Micromechanical Finite Element Simulation of Low Cycle Fatigue Damage Occurring During Sliding Wear Test of ECAP-Processed AA7075 Alloy

The purpose of the present study was to establish a high-fidelity numerical model to analyze the effect of severe plastic deformation on the wear behavior of severe deformed Al-7075 alloy by equal channel angular pressing (ECAP). Hence, we developed a numerical model based on micromechanical principles integrating the finite element method (FEM) and the low cycle fatigue concept (LCF).
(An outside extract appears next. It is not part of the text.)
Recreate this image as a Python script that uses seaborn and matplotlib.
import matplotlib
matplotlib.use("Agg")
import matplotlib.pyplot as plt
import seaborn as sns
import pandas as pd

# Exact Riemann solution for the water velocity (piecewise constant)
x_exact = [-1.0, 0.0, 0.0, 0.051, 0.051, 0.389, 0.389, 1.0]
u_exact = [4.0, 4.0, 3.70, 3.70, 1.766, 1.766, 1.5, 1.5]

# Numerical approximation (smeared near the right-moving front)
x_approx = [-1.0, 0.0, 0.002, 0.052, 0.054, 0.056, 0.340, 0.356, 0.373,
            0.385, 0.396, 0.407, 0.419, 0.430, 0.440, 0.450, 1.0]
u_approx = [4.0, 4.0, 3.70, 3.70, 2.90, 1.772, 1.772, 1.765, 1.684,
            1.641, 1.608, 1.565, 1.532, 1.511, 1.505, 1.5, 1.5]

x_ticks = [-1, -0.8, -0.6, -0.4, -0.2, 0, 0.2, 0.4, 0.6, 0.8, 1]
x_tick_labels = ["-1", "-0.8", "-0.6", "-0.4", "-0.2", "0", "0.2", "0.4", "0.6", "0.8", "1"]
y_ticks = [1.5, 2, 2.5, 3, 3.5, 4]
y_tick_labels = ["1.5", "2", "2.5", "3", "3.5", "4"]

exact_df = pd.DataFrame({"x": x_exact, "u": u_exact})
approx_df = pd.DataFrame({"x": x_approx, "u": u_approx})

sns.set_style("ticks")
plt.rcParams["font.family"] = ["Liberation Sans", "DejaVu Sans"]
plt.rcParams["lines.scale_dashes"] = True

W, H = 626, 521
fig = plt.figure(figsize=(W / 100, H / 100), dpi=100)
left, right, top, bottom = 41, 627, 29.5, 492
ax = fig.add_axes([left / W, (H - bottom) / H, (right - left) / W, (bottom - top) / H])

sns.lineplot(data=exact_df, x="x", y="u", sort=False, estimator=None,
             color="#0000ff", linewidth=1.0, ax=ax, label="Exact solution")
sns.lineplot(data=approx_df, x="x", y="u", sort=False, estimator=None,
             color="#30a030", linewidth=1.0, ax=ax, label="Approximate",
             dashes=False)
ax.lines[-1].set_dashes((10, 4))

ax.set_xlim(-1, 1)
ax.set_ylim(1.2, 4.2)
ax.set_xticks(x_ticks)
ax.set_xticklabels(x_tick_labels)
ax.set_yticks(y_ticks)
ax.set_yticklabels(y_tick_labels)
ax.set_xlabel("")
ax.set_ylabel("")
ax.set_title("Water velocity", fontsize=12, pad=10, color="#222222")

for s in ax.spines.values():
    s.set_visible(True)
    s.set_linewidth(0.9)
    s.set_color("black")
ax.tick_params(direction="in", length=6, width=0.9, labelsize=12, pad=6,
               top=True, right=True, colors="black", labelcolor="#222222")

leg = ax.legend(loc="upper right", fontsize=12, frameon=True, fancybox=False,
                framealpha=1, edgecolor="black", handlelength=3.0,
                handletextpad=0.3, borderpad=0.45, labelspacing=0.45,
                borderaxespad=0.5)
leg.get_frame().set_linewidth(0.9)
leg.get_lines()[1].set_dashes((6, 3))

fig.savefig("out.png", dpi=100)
In this study, we conducted wear tests using pin-on-disk technology under different normal load conditions and studied the surface/subsurface and debris of worn specimens using scanning electron microscopes (SEMs). In order to identify the related parameters of the Manson-Coffin (M-C) constitutive equation, FEM results and experimental data were utilized. Numerically, LCF relationships were proven as the most accurate mathematical description of wear during ECAP processing of Al-7075 alloy. A decrease in wear rate was also observed as the ECAP pass number increased. According to SEM micrographs of worn samples, adhesion wear and delamination are the leading wear mechanisms for annealed alloys, whereas abrasion wear and plowing bands are the leading wear mechanisms for ECAP-processed alloys.